Suarastra.com – Di tengah sunyinya pedalaman Kutai Kartanegara (Kukar), jauh dari hiruk-pikuk kota, masyarakat Desa Kedang Ipil, Kecamatan Kota Bangun Darat, terus menghidupkan salah satu ritual adat Kutai Lawas warisan leluhur mereka yaitu, Nutuk Beham atau tradisi penumbukan padi muda yang penuh makna spiritual dan kebersamaan.
Digelar selama tiga hari penuh sejak 9 hingga 11 Mei 2025, Nutuk Beham tahun ini menjadi momentum penting bagi warga Dusun Kanduaraya, terutama dari RT 1 hingga RT 9, untuk kembali merayakan hasil panen mereka dengan cara yang telah diwariskan secara turun-temurun.
“Kegiatan nutuk beham ini kami laksanakan selama tiga hari, dengan persiapan yang sudah dimulai sebulan sebelumnya,” ungkap Kepala Desa (Kades) Kedang Ipil, Kuspawansyah, saat ditemui di sela-sela acara, pada Sabtu (10/5/2025).
Ia menambahkan, semangat masyarakat sangat tinggi untuk ikut serta dalam setiap proses kegiatan ini.
“Terlihat sekali bagaimana warga sangat menjunjung tinggi budaya dan tradisi. Mereka kompak, gotong royong menyiapkan segala keperluan.” katanya.
Menurut Kuspawansyah, awalnya Nutuk Beham hanya dilakukan secara terbatas oleh kelompok masyarakat peladang padi gunung. Namun sejak tahun 2015, tradisi ini mulai digelar di lingkungan pemukiman. Setahun berselang, pada 2016, Nutuk Beham resmi masuk dalam kalender event tahunan Pemerintah Kabupaten (Pemkab) Kukar.
“Kalau dijadikan event, ini adalah kali kedelapan. Meski sempat terhenti dua tahun akibat pandemi COVID-19, tahun ini semangatnya justru semakin besar,” tambahnya.

Kebersamaan Masyarakat Desa Kedang Ipil
Kegiatan Nutuk Beham bukan sekadar menumbuk padi. Ia mengatakan, kegiatan ini mengandung penuh ke bersamaannya, dalam menjalankan rangkaian ritual, yang melibatkan seluruh warga.
Dalam pelaksanaannya, kegiatan ini dibagi menjadi tiga bagian utama.

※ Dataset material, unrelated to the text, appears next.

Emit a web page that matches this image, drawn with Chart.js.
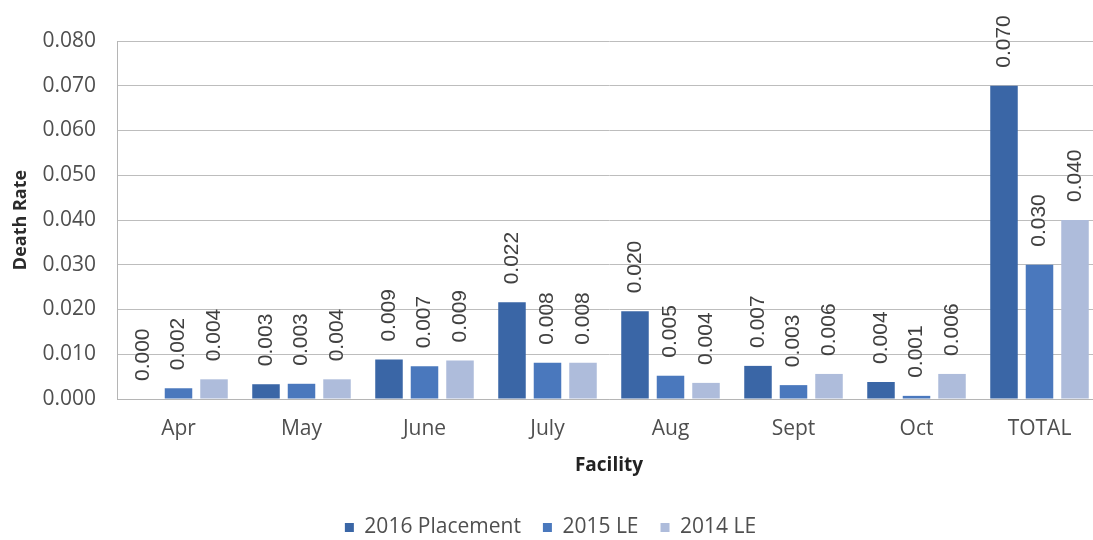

Pertama, ada bagian masyarakat yang memasak nasi dan lauk pauk yang diperuntukkan bagi seluruh pengunjung, termasuk peserta dan tamu undangan. Kedua, proses penyangraian. Dan yang ketiga, penumbukan padi yang dilakukan di atas panggung utama.
Lanjutnya, tahun ini, sekitar satu setengah ton ketan yang berasal dari hasil panen ladang warga ditumbuk dalam kegiatan Nutuk Beham ini.
“Jumlah ini menunjukkan tingginya partisipasi masyarakat dalam menyumbangkan hasil panennya untuk kegiatan adat tersebut,” ucapnya.
Puncak Kegiatan Nutuk Beham
Di hari ketiga kegiatan, Kuspawansyah menyebutkan, rangkaian acara akan ditutup dengan ritual adat Bememang atau Beluluh yang dilangsungkan di balai adat.
“Dalam upacara ini, seluruh hasil Nutuk Beham disajikan dalam bentuk beras dan wajik. Makanan ini akan didoakan sebagai bentuk rasa syukur kepada Tuhan Yang Maha Esa atas rezeki dan panen yang melimpah,” lanjutnya.
Tak lupa juga ia menyampaikan, melalui kegiatan Nutuk Beham, masyarakat Kedang Ipil tidak hanya menjaga tradisi, tetapi juga memperkuat solidaritas sosial, kebersamaan, dan nilai-nilai kearifan lokal yang kian langka di era modern.
“Nutuk Beham adalah warisan nenek moyang kita. Sebuah penghormatan terhadap padi sebagai bahan makanan pokok. Tradisi ini lahir dari rasa syukur mendalam kepada Sang Pencipta,” jelas Kuspawansyah.
Terakhir, dirinya berharap, tradisi ini terus dirawat dan dicintai oleh generasi muda.
“Semoga masyarakat Kedang Ipil dan sekitarnya bisa terus menjaga dan melestarikan Nutuk Beham. Ini bukan sekadar acara, tapi identitas kita sebagai masyarakat adat Kutai,” pungkasnya.